> _Exercise task_
Drop the images; return everything else in the listing below exactly.
>> START Information provided
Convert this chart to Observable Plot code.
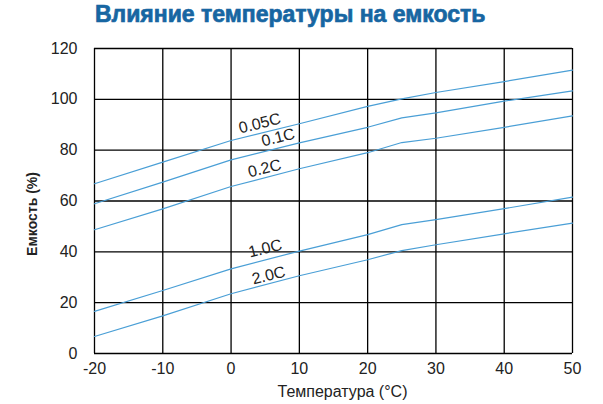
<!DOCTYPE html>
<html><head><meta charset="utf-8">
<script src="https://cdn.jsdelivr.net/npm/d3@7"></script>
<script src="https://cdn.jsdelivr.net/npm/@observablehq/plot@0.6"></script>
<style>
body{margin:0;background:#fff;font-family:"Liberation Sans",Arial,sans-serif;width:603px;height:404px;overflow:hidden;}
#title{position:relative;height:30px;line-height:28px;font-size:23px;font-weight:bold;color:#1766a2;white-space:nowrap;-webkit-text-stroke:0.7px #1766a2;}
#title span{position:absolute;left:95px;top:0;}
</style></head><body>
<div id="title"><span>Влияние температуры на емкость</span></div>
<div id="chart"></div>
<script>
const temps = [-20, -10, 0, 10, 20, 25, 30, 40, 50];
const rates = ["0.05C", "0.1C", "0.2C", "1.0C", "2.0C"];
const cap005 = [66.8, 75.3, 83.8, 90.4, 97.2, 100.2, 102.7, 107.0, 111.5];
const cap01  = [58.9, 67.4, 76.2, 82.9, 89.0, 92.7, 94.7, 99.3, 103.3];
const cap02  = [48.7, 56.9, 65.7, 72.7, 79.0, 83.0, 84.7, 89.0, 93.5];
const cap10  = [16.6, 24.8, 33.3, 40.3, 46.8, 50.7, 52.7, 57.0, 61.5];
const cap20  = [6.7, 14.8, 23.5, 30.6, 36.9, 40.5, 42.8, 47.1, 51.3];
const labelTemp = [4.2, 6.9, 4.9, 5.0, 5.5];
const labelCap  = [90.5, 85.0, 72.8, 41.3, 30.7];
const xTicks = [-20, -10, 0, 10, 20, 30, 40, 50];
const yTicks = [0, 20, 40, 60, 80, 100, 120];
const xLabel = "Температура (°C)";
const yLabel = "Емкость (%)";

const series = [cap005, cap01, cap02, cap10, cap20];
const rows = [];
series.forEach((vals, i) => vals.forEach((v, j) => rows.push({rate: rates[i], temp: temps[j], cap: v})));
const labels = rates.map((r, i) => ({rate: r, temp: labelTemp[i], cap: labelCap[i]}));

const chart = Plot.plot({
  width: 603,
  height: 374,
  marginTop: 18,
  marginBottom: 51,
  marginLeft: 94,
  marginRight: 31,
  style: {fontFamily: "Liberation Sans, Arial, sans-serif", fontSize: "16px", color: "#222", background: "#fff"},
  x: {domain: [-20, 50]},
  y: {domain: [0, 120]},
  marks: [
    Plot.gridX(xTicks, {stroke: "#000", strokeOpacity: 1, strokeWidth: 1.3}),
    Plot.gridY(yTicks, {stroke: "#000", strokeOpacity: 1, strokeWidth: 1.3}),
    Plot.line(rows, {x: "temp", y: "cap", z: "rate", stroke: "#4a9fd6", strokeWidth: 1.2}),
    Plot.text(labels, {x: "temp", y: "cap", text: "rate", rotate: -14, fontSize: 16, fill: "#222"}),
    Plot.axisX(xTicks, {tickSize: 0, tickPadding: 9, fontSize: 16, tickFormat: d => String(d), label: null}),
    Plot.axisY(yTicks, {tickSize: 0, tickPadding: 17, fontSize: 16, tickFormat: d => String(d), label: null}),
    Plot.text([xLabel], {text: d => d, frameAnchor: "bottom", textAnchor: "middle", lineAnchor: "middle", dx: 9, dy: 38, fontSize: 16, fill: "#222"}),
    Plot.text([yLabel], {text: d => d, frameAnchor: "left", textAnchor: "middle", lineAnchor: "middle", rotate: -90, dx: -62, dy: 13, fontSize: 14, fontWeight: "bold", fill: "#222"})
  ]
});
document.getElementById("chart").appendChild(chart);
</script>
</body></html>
>> END Information provided
> _Solution below_
Convert this chart to Observable Plot code.
<!DOCTYPE html>
<html><head><meta charset="utf-8">
<script src="https://cdn.jsdelivr.net/npm/d3@7"></script>
<script src="https://cdn.jsdelivr.net/npm/@observablehq/plot@0.6"></script>
<style>
body{margin:0;background:#fff;font-family:"Liberation Sans",Arial,sans-serif;width:603px;height:404px;overflow:hidden;}
#title{position:relative;height:30px;line-height:28px;font-size:23px;font-weight:bold;color:#1766a2;white-space:nowrap;-webkit-text-stroke:0.7px #1766a2;}
#title span{position:absolute;left:95px;top:0;}
</style></head><body>
<div id="title"><span>Влияние температуры на емкость</span></div>
<div id="chart"></div>
<script>
const temps = [-20, -10, 0, 10, 20, 25, 30, 40, 50];
const rates = ["0.05C", "0.1C", "0.2C", "1.0C", "2.0C"];
const cap005 = [66.8, 75.3, 83.8, 90.4, 97.2, 100.2, 102.7, 107.0, 111.5];
const cap01  = [58.9, 67.4, 76.2, 82.9, 89.0, 92.7, 94.7, 99.3, 103.3];
const cap02  = [48.7, 56.9, 65.7, 72.7, 79.0, 83.0, 84.7, 89.0, 93.5];
const cap10  = [16.6, 24.8, 33.3, 40.3, 46.8, 50.7, 52.7, 57.0, 61.5];
const cap20  = [6.7, 14.8, 23.5, 30.6, 36.9, 40.5, 42.8, 47.1, 51.3];
const labelTemp = [4.2, 6.9, 4.9, 5.0, 5.5];
const labelCap  = [90.5, 85.0, 72.8, 41.3, 30.7];
const xTicks = [-20, -10, 0, 10, 20, 30, 40, 50];
const yTicks = [0, 20, 40, 60, 80, 100, 120];
const xLabel = "Температура (°C)";
const yLabel = "Емкость (%)";

const series = [cap005, cap01, cap02, cap10, cap20];
const rows = [];
series.forEach((vals, i) => vals.forEach((v, j) => rows.push({rate: rates[i], temp: temps[j], cap: v})));
const labels = rates.map((r, i) => ({rate: r, temp: labelTemp[i], cap: labelCap[i]}));

const chart = Plot.plot({
  width: 603,
  height: 374,
  marginTop: 18,
  marginBottom: 51,
  marginLeft: 94,
  marginRight: 31,
  style: {fontFamily: "Liberation Sans, Arial, sans-serif", fontSize: "16px", color: "#222", background: "#fff"},
  x: {domain: [-20, 50]},
  y: {domain: [0, 120]},
  marks: [
    Plot.gridX(xTicks, {stroke: "#000", strokeOpacity: 1, strokeWidth: 1.3}),
    Plot.gridY(yTicks, {stroke: "#000", strokeOpacity: 1, strokeWidth: 1.3}),
    Plot.line(rows, {x: "temp", y: "cap", z: "rate", stroke: "#4a9fd6", strokeWidth: 1.2}),
    Plot.text(labels, {x: "temp", y: "cap", text: "rate", rotate: -14, fontSize: 16, fill: "#222"}),
    Plot.axisX(xTicks, {tickSize: 0, tickPadding: 9, fontSize: 16, tickFormat: d => String(d), label: null}),
    Plot.axisY(yTicks, {tickSize: 0, tickPadding: 17, fontSize: 16, tickFormat: d => String(d), label: null}),
    Plot.text([xLabel], {text: d => d, frameAnchor: "bottom", textAnchor: "middle", lineAnchor: "middle", dx: 9, dy: 38, fontSize: 16, fill: "#222"}),
    Plot.text([yLabel], {text: d => d, frameAnchor: "left", textAnchor: "middle", lineAnchor: "middle", rotate: -90, dx: -62, dy: 13, fontSize: 14, fontWeight: "bold", fill: "#222"})
  ]
});
document.getElementById("chart").appendChild(chart);
</script>
</body></html>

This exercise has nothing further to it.